▶ [Exercise task]
How many lines of the data hold the word "Python"? State the number and nothing else.

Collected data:
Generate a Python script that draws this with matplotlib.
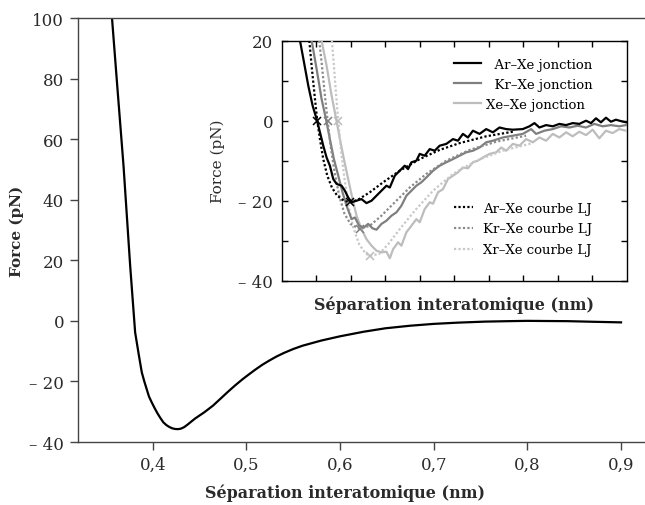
import matplotlib
matplotlib.use("Agg")
import matplotlib.pyplot as plt

plt.rcParams.update({
    "font.family": ["DejaVu Serif"],
    "font.size": 12,
})

# ---- main curve (force vs separation) ----
main_x = [0.3565, 0.362, 0.3688, 0.3759, 0.3812, 0.3850, 0.3883, 0.3910, 0.3940,
          0.3960, 0.3989, 0.4020, 0.4050, 0.4080, 0.4113, 0.4145, 0.4175, 0.4205,
          0.4237, 0.4270, 0.4300, 0.4335, 0.4370, 0.4410, 0.4450, 0.4550, 0.4643,
          0.4720, 0.4800, 0.4880, 0.4962, 0.5030, 0.5100, 0.5170, 0.5245, 0.5320,
          0.5400, 0.5500, 0.5600, 0.5800, 0.6000, 0.6250, 0.6485, 0.6750, 0.7000,
          0.7250, 0.7546, 0.7800, 0.8000, 0.8200, 0.8430, 0.8700, 0.9000]
main_y = [100, 78, 51.2, 18.2, -3.8, -11, -17, -20, -23,
          -25, -26.9, -28.8, -30.5, -32.0, -33.5, -34.4, -35.0, -35.45,
          -35.7, -35.75, -35.6, -35.1, -34.3, -33.3, -32.3, -30.2, -28,
          -25.8, -23.5, -21.3, -19.2, -17.6, -16, -14.5, -13.1, -11.8,
          -10.6, -9.3, -8.2, -6.5, -5.1, -3.6, -2.45, -1.6, -1.0,
          -0.6, -0.25, -0.1, 0, -0.05, -0.1, -0.3, -0.5]
main_xticks = [0.4, 0.5, 0.6, 0.7, 0.8, 0.9]
main_xticklabels = ["0,4", "0,5", "0,6", "0,7", "0,8", "0,9"]
main_yticks = [-40, -20, 0, 20, 40, 60, 80, 100]
main_yticklabels = ["\u2013 40", "\u2013 20", "0", "20", "40", "60", "80", "100"]

# ---- inset: simulated junctions ----
arxe_x = [0.3765, 0.3823, 0.3885, 0.3948, 0.4006, 0.4054, 0.4102, 0.4150, 0.4198,
          0.4247, 0.4295, 0.4367, 0.4415, 0.4463, 0.4512, 0.4584, 0.4656, 0.4728,
          0.4801, 0.4873, 0.4945, 0.5017, 0.5066, 0.5138, 0.5210, 0.5282, 0.5330,
          0.5379, 0.5451, 0.5499, 0.5571, 0.5644, 0.5716, 0.5788, 0.5884, 0.5981,
          0.6053, 0.6125, 0.6197, 0.6270, 0.6366, 0.6462, 0.6559, 0.6655, 0.6751,
          0.6848, 0.6992, 0.7089, 0.7161, 0.7233, 0.7329, 0.7426, 0.7522, 0.7619,
          0.7715, 0.7811, 0.7908, 0.7980, 0.8052, 0.8124, 0.8197, 0.8269, 0.8341,
          0.8413, 0.8486]
arxe_y = [20, 14.6, 8.75, 3.75, 0.4, -2.9, -6.25, -9.2, -11.25,
          -14.6, -15.8, -16.25, -17.5, -19.2, -20.4, -20, -19.6, -20.6,
          -20, -18.75, -17.5, -16.25, -16.7, -13.75, -12.5, -11.25, -12.1,
          -10.4, -10, -8.3, -8.75, -7.1, -7.5, -6.25, -5.8, -4.6,
          -5, -3.3, -4.2, -2.5, -3.3, -2.1, -2.9, -1.7, -2.1,
          -2.25, -2.1, -1.4, -0.6, -1.7, -1.1, -1.4, -0.8, -1.1,
          -0.6, -0.8, 0, -0.6, 0.6, -0.4, 0.75, -0.25, 0.25,
          -0.1, -0.4]

krxe_x = [0.3934, 0.4006, 0.4078, 0.4141, 0.4198, 0.4256, 0.4319, 0.4381, 0.4439,
          0.4512, 0.4560, 0.4622, 0.4690, 0.4752, 0.4815, 0.4873, 0.4945, 0.5017,
          0.5090, 0.5162, 0.5234, 0.5306, 0.5379, 0.5451, 0.5523, 0.5595, 0.5692,
          0.5788, 0.5884, 0.5981, 0.6077, 0.6173, 0.6270, 0.6366, 0.6462, 0.6559,
          0.6703, 0.6848, 0.6992, 0.7113, 0.7185, 0.7305, 0.7426, 0.7546, 0.7667,
          0.7787, 0.7908, 0.8028, 0.8148, 0.8269, 0.8389, 0.8486]
krxe_y = [20, 12.9, 5.4, 0.4, -4.6, -9.6, -13.75, -17.9, -21.25,
          -24.6, -24.2, -26.25, -26.7, -25.8, -26.9, -27.25, -25.8, -25,
          -23.75, -22.9, -21.25, -18.75, -17.5, -16.25, -15.4, -14.2, -12.5,
          -11.25, -10.4, -9.6, -8.75, -7.9, -7.5, -6.7, -5.4, -5,
          -4.2, -3.75, -3.3, -2.1, -3.3, -2.5, -2.1, -1.4, -1.7,
          -1.25, -1.7, -0.8, -1.4, -1.1, -1.4, -1.1]

xexe_x = [0.4078, 0.4150, 0.4223, 0.4285, 0.4343, 0.4401, 0.4463, 0.4526, 0.4584,
          0.4656, 0.4728, 0.4801, 0.4873, 0.4945, 0.5017, 0.5066, 0.5114, 0.5186,
          0.5234, 0.5306, 0.5379, 0.5451, 0.5499, 0.5571, 0.5644, 0.5692, 0.5764,
          0.5836, 0.5908, 0.5981, 0.6053, 0.6125, 0.6197, 0.6270, 0.6342, 0.6414,
          0.6511, 0.6607, 0.6679, 0.6751, 0.6848, 0.6944, 0.7040, 0.7137, 0.7233,
          0.7329, 0.7426, 0.7522, 0.7619, 0.7715, 0.7811, 0.7908, 0.8004, 0.8100,
          0.8197, 0.8293, 0.8389, 0.8486]
xexe_y = [20, 13.75, 6.25, 0.8, -4.6, -9.6, -14.6, -19.6, -23.75,
          -27.1, -29.6, -31.25, -32.5, -32.9, -32.75, -34.4, -32.1, -30.4,
          -31.25, -27.9, -26.25, -24.6, -25.4, -22.1, -20.4, -20.75, -17.9,
          -17.1, -14.6, -13.75, -12.9, -11.7, -11.9, -10.4, -10, -9.2,
          -8.3, -7.9, -6.7, -7.5, -5.8, -6.25, -4.6, -5.4, -4.2,
          -5, -3.3, -4.2, -2.9, -3.9, -2.75, -3.6, -2.25, -4.4,
          -2.5, -3.1, -2.1, -2.5]

# ---- inset: Lennard-Jones curves ----
lj_arxe_x = [0.3900, 0.3938, 0.3977, 0.4015, 0.4054, 0.4102, 0.4160, 0.4227, 0.4304,
             0.4401, 0.4490, 0.4600, 0.4776, 0.4969, 0.5210, 0.5499, 0.5788, 0.6077,
             0.6462, 0.6848]
lj_arxe_y = [20, 12.9, 6.25, 0.0, -4.6, -9.6, -13.75, -16.7, -18.75,
             -20, -20.4, -19.8, -17.9, -15.4, -12.5, -9.6, -7.3, -5.6,
             -3.9, -2.75]

lj_krxe_x = [0.4044, 0.4083, 0.4121, 0.4165, 0.4208, 0.4266, 0.4333, 0.4410, 0.4497,
             0.4632, 0.4776, 0.4945, 0.5138, 0.5355, 0.5595, 0.5884, 0.6222, 0.6607,
             0.7040]
lj_krxe_y = [20, 13.75, 7.1, 0.0, -6.25, -12.9, -18.75, -23.3, -25.8,
             -27.1, -26.25, -23.75, -20.4, -16.7, -13.3, -10, -7.3, -5.25,
             -3.75]

lj_xexe_x = [0.4227, 0.4256, 0.4285, 0.4319, 0.4362, 0.4410, 0.4468, 0.4536, 0.4622,
             0.4719, 0.4786, 0.4911, 0.5041, 0.5210, 0.5427, 0.5692, 0.5981, 0.6318,
             0.6703, 0.7137]
lj_xexe_y = [20, 13.75, 7.1, 0.0, -7.9, -14.6, -21.25, -26.7, -30.9,
             -33.3, -33.75, -33.3, -30.9, -27.1, -22.5, -17.5, -13.3, -10,
             -7.5, -5.6]

# zero crossing and minimum of each LJ curve
mark_x = [[0.4015, 0.4490], [0.4165, 0.4632], [0.4319, 0.4786]]
mark_y = [[0, -20.4], [0, -27.1], [0, -33.75]]

c_dark, c_mid, c_light = "#000000", "#7f7f7f", "#bdbdbd"
c_mid_dot, c_light_dot = "#8a8a8a", "#c8c8c8"
txt = "#2a2a2a"

fig = plt.figure(figsize=(6.45, 5.06), dpi=100)

# main axes
ax = fig.add_axes([78 / 645, 1 - 443 / 506, 567 / 645, 424 / 506])
ax.plot(main_x, main_y, color="black", lw=1.6, solid_joinstyle="round")
ax.set_xlim(0.3202, 0.9256)
ax.set_ylim(-40, 100)
ax.set_xticks(main_xticks)
ax.set_xticklabels(main_xticklabels)
ax.set_yticks(main_yticks)
ax.set_yticklabels(main_yticklabels)
ax.spines["right"].set_visible(False)
for s in ["left", "bottom", "top"]:
    ax.spines[s].set_color("#444444")
    ax.spines[s].set_linewidth(1.0)
ax.tick_params(direction="out", length=5.5, width=1.0, color="#444444",
               labelcolor=txt, labelsize=12, pad=4.5)
ax.set_xlabel("Séparation interatomique (nm)", fontsize=11.5, fontweight="bold", color=txt)
ax.set_ylabel("Force (pN)", fontsize=11, fontweight="bold", color=txt)
ax.xaxis.set_label_coords(0.471, -0.098)
ax.yaxis.set_label_coords(-0.095, 0.5)

# inset
ins = fig.add_axes([281.7 / 645, 1 - 281.7 / 506, 345.2 / 645, 240 / 506])
l1, = ins.plot(arxe_x, arxe_y, color=c_dark, lw=1.6, zorder=5, label="  Ar\u2013Xe jonction")
l2, = ins.plot(krxe_x, krxe_y, color=c_mid, lw=1.6, zorder=4, label="  Kr\u2013Xe jonction")
l3, = ins.plot(xexe_x, xexe_y, color=c_light, lw=1.6, zorder=3, label="Xe\u2013Xe jonction")
d1, = ins.plot(lj_arxe_x, lj_arxe_y, color=c_dark, lw=1.6, ls=(0, (1, 1)), zorder=6,
               label="Ar\u2013Xe courbe LJ")
d2, = ins.plot(lj_krxe_x, lj_krxe_y, color=c_mid_dot, lw=1.6, ls=(0, (1, 1)), zorder=4.5,
               label="Kr\u2013Xe courbe LJ")
d3, = ins.plot(lj_xexe_x, lj_xexe_y, color=c_light_dot, lw=1.6, ls=(0, (1, 1)), zorder=3.5,
               label="Xr\u2013Xe courbe LJ")
for mx, my, c in zip(mark_x, mark_y, [c_dark, c_mid, c_light]):
    ins.plot(mx, my, ls="none", marker="x", ms=6, mew=1.1, color=c, zorder=7)

ins.set_xlim(0.35, 0.85)
ins.set_ylim(-40, 20)
ins.set_xticks([0.40, 0.45, 0.50, 0.55, 0.60, 0.65, 0.70, 0.75, 0.80])
ins.set_xticklabels([])
ins.set_yticks([-40, -30, -20, -10, 0, 10, 20])
ins.set_yticklabels(["\u2013 40", "", "\u2013 20", "", "0", "", "20"])
for s in ins.spines.values():
    s.set_color("black")
    s.set_linewidth(1.0)
ins.tick_params(direction="in", length=4.5, width=1.0, top=True, right=True,
                labelsize=12, labelcolor=txt, pad=6)
ins.set_xlabel("Séparation interatomique (nm)", fontsize=11.5, fontweight="bold", color=txt)
ins.set_ylabel("Force (pN)", fontsize=11, color=txt)
ins.xaxis.set_label_coords(0.5, -0.06)
ins.yaxis.set_label_coords(-0.165, 0.5)

leg1 = ins.legend(handles=[l1, l2, l3], loc="upper left", bbox_to_anchor=(0.5, 0.93),
                  frameon=False, fontsize=9.5, borderpad=0, borderaxespad=0,
                  handlelength=2.0, handletextpad=0.4, labelspacing=0.55)
ins.add_artist(leg1)
ins.legend(handles=[d1, d2, d3], loc="upper left", bbox_to_anchor=(0.5, 0.33),
           frameon=False, fontsize=9.5, borderpad=0, borderaxespad=0,
           handlelength=1.4, handletextpad=0.8, labelspacing=0.6)

fig.savefig("out.png", dpi=100)
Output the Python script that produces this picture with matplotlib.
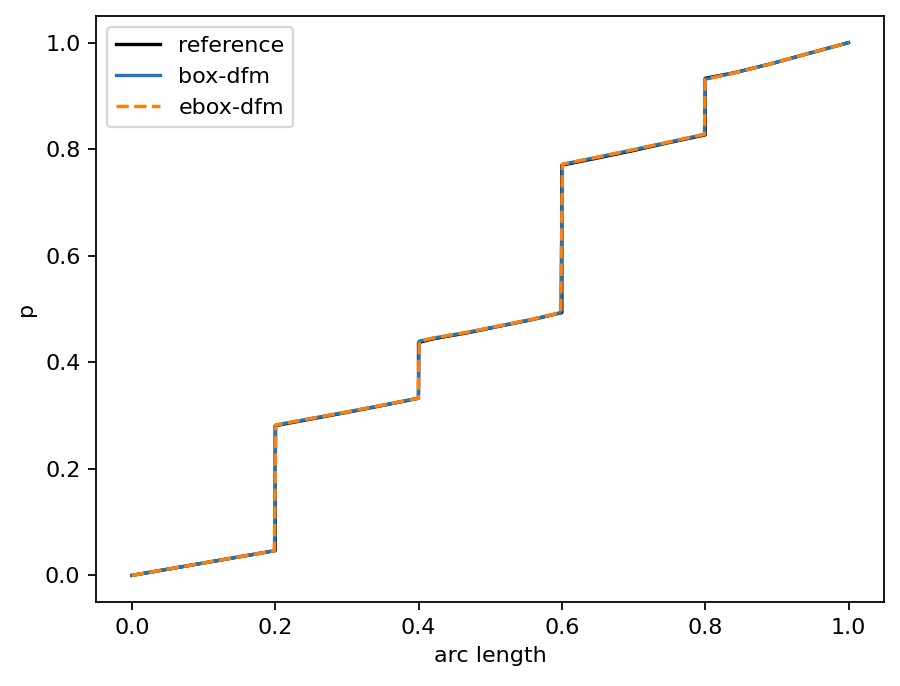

▶ [Complete answer]
2